By directly or indirectly driving up bond and stock prices, these actions have boosted recent investment returns, but at the cost of reduced future returns across a wide variety of asset classes including traditional fixed income (bonds), domestic stocks, and developed international stocks. So, what are we doing in client portfolios to respond to these challenges?

We follow the same philosophy that has always guided us. First, we are sticking to our discipline. It’s tempting to increase bond income by either taking more credit risk or by buying longer maturity bonds. We are doing neither. Our discipline in fixed income is to add to credit risk only when we’re paid enough in extra yield to compensate for the extra risk. Those opportunities usually arise when investors are scared and are retreating to the safest bonds. That is emphatically not the case today as investors are desperate for income and are driving up the prices for bonds of weaker issuers. The other option of buying longer maturity bonds to pick up extra income only works if interest rates stay steady or go lower. If rates rise, the value of those long bonds will be decimated, and with 10 year treasuries at just 1.5%, there is plenty of room for higher rates and precious little room to fall further. Moreover, our discipline is to maintain an intermediate maturity bond portfolio and not assume that we or anyone else can accurately guess the future path of interest rates.

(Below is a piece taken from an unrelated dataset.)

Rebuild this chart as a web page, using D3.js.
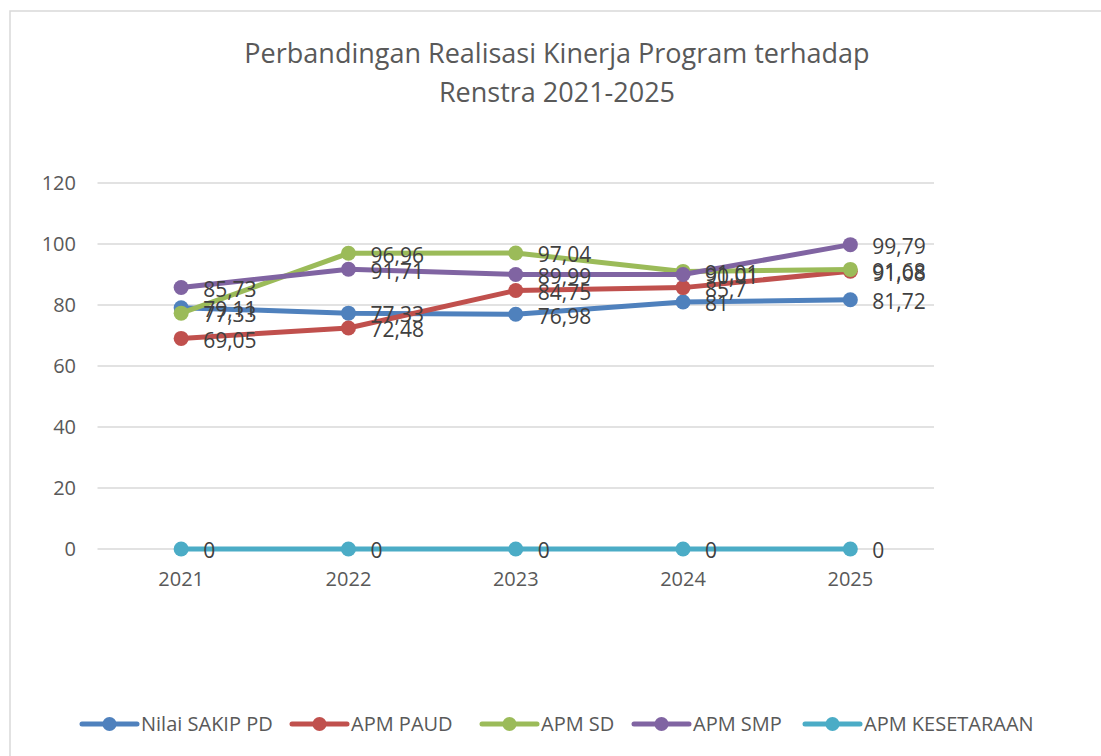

Second, we seek very broad diversification, both within and across asset classes. Broad diversification is particularly important in the current environment where many traditional asset classes (investments) look less appealing than usual. This sounds easy, but it’s often put to the test when one sees large disparities in performance across asset classes. The temptation is to concentrate dollars in what has been working recently at the expense of what hasn’t been working on the often mistaken assumption that past is prologue. A recent example is inflation hedges, which have performed poorly over the last couple of years amidst deflation in commodities, gold, and oil. But many of the dogs of 2015 have become the darlings of 2016! The price of gold fell 12% last year and gold stocks were far worse, but so far this year gold is up 26%, and gold stocks have more than doubled. The same thing happens within asset classes. Within stocks, as of the end of 2015, emerging markets had been the worst performing category over the last 5 years, underperforming the S&P 500 by an average of 17% per year! Did that make them a poor place to invest or a cheap opportunity in a high priced world? It’s too soon to know, but we’ve been adding to them to rebalance portfolios and emerging markets are up over 13% in 2016, making them the best performing stock category this year.

Third, we are constantly searching for new ways to add value to portfolios across all asset classes. We are finding income opportunities in areas where many investors don’t look or don’t have access. For example, emerging market bonds are one of the few areas where one is receiving sufficient extra income to compensate for the additional risk undertaken. We’ve also recently added significant exposure to direct consumer and business lending through the first ever mutual fund offering in the space. It offers very short-term loans (under 3 years) that protect against rising rates, broad geographical diversification to reduce risk, and yields of 8% to compensate for the credit risk. A third opportunity is a small fund on the debt side of real estate where yields of 10% can be earned. Small size is an advantage here as it allows for the exploitation of a unique real estate lending niche in situations requiring very fast funding. Call it real estate or call it fixed income; we call it value added diversification in a challenging investment environment.

So while the current environment is an exceptionally challenging one, that doesn’t mean changing our basic philosophy of broad diversification and discipline. On the contrary, it reinforces the need for both.